DETROIT — Black Friday promotions and falling gas prices drove U.S. auto sales higher in November, kicking off what’s expected to be a strong holiday season.
Chrysler’s sales were up 20 percent to nearly 171,000 vehicles, helping the company to its best November in 13 years. General Motors, Toyota and Volkswagen also reported gains.
Ford’s sales fell 2 percent as it lost critical truck sales. Its new F-150 didn’t arrive at dealerships until the very end of the month. Nissan also reported lower sales as its Infiniti luxury brand struggled.
The TrueCar.com auto pricing site predicts total November U.S. sales will reach 1.3 million, up around 4 percent from a year ago and the fastest pace since August. The hot sales were fueled by deals, like zero-percent financing on new Chevrolets and a $3,500 credit on a new BMW. New vehicles like the Jeep Cherokee and Toyota Camry also drew buyers.
Low gas prices accelerated a trend toward SUVs. Gas prices fell 23 cents in November to a four-year low of $2.76 per gallon, according to AAA. Sales of the new Nissan Rogue small SUV jumped 44 percent, while the Jeep Cherokee was up 67 percent.
Cars struggled to get noticed. Ford Fusion sales dropped 11 percent, while Nissan Altima sales were down 7 percent. But some new cars saw big gains. Sales of Chrysler’s midsize 200 sedan more than doubled over last November.

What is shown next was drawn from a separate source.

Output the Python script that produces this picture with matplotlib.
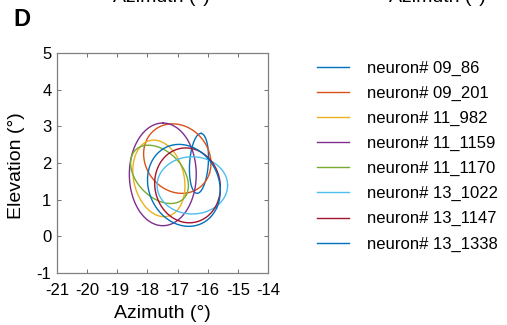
import numpy as np
import matplotlib
matplotlib.use("Agg")
import matplotlib.pyplot as plt

plt.rcParams['font.family'] = ['Liberation Sans', 'DejaVu Sans']

# ---- data (degrees) ----
neurons = ['09_86', '09_201', '11_982', '11_1159', '11_1170', '13_1022', '13_1147', '13_1338']
center_az = [-16.29, -17.01, -17.62, -17.49, -17.60, -16.51, -16.67, -16.79]
center_el = [1.99, 2.12, 1.58, 1.69, 1.69, 1.39, 1.39, 1.39]
semi_major = [0.82, 1.14, 1.08, 1.40, 1.05, 1.17, 1.10, 1.25]
semi_minor = [0.31, 0.92, 0.82, 1.11, 0.67, 0.78, 1.01, 1.07]
tilt_deg = [85, -20, 113, 90, -32, 0, -20, -30]
colors = ['#0072BD', '#D95319', '#EDB120', '#7E2F8E', '#77AC30', '#4DBEEE', '#A2142F', '#0072BD']

x_ticks = [-21, -20, -19, -18, -17, -16, -15, -14]
y_ticks = [-1, 0, 1, 2, 3, 4, 5]

W, H = 507, 325
fig = plt.figure(figsize=(W / 100, H / 100), dpi=100)
ax = fig.add_axes([57 / W, 1 - 273 / H, (268 - 57) / W, (273 - 53) / H])

t = np.linspace(0, 2 * np.pi, 300)
handles = []
for cx, cy, a, b, th, c, name in zip(center_az, center_el, semi_major, semi_minor,
                                     tilt_deg, colors, neurons):
    r = np.deg2rad(th)
    xs = cx + a * np.cos(t) * np.cos(r) - b * np.sin(t) * np.sin(r)
    ys = cy + a * np.cos(t) * np.sin(r) + b * np.sin(t) * np.cos(r)
    ln, = ax.plot(xs, ys, color=c, lw=1.0, label='neuron# ' + name)
    handles.append(ln)

ax.set_xlim(x_ticks[0], x_ticks[-1])
ax.set_ylim(y_ticks[0], y_ticks[-1])
ax.set_xticks(x_ticks)
ax.set_yticks(y_ticks)
ax.set_xticklabels([str(v) for v in x_ticks])
ax.set_yticklabels([str(v) for v in y_ticks])
ax.tick_params(direction='in', top=True, right=True, length=3, width=0.7,
               color='#707070', labelsize=12)
ax.tick_params(axis='x', pad=7.5)
ax.tick_params(axis='y', pad=4)
for s in ax.spines.values():
    s.set_color('#808080')
    s.set_linewidth(0.9)

ax.set_xlabel('Azimuth (°)', fontsize=14)
ax.xaxis.set_label_coords(0.5, (273 - 305.5) / 220)
ax.set_ylabel('Elevation (°)', fontsize=14)
ax.yaxis.set_label_coords((25 - 57) / 211, 0.49)

fig.text(13 / W, 1 - 19 / H, 'D', fontsize=17, fontweight='bold', va='center', ha='left')

# remnants of the panel above (cut off at the top edge, as in the source)
fig.text(161 / W, 1 - 1.5 / H, 'Azimuth (°)', fontsize=14, ha='center', va='baseline')
fig.text(437 / W, 1 - 1.5 / H, 'Azimuth (°)', fontsize=14, ha='center', va='baseline')

fig.legend(handles=handles, loc='upper left', bbox_to_anchor=(317 / W, 1 - 60.5 / H),
           frameon=False, fontsize=12, handlelength=1.9, handletextpad=1.1,
           labelspacing=0.6, borderpad=0, borderaxespad=0)

fig.savefig('out.png', dpi=100)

GM’s sales rose 6 percent to 226,000. Cadillac sales dropped 19 percent, but Buick and GMC both saw double-digit gains.
Toyota’s sales rose 3 percent as its luxury Lexus brand posted its best November sales ever.
“Auto industry sales during Thanksgiving weekend were even better than expected,” said Bill Fay, Toyota division group vice president and general manager.
Sales of Ford’s F-150, the nation’s best-selling vehicle, fell 10 percent to 59,000 as older inventory dwindled and the new 2015 model went into production. Ford won’t be producing the new model at full capacity until early next year.
Ford’s rivals took advantage of the lag time. Ram pickup sales jumped 21 percent to nearly 36,000, while GM sold nearly 69,000 Chevrolet Silverado and GMC Sierra trucks.
Despite the deals, it was a profitable month for the industry, with consumers poised to set new spending records as they loaded their vehicles with extras like navigation. As of mid-November, buyers were spending an average of $30,874 per vehicle, or $165 more than the previous record of $30,709 in October, according to consulting firms J.D. Power and LMC Automotive.
Volkswagen’s sales rose 3 percent on strong sales of the new Golf subcompact, which was up 78 percent. The recently redesigned Jetta small car was also up 26 percent.
Nissan’s sales fell 3 percent. Truck and SUV sales were up but were dragged down by weaker car sales. Sales of the electric Leaf were up 34 percent despite low gas prices.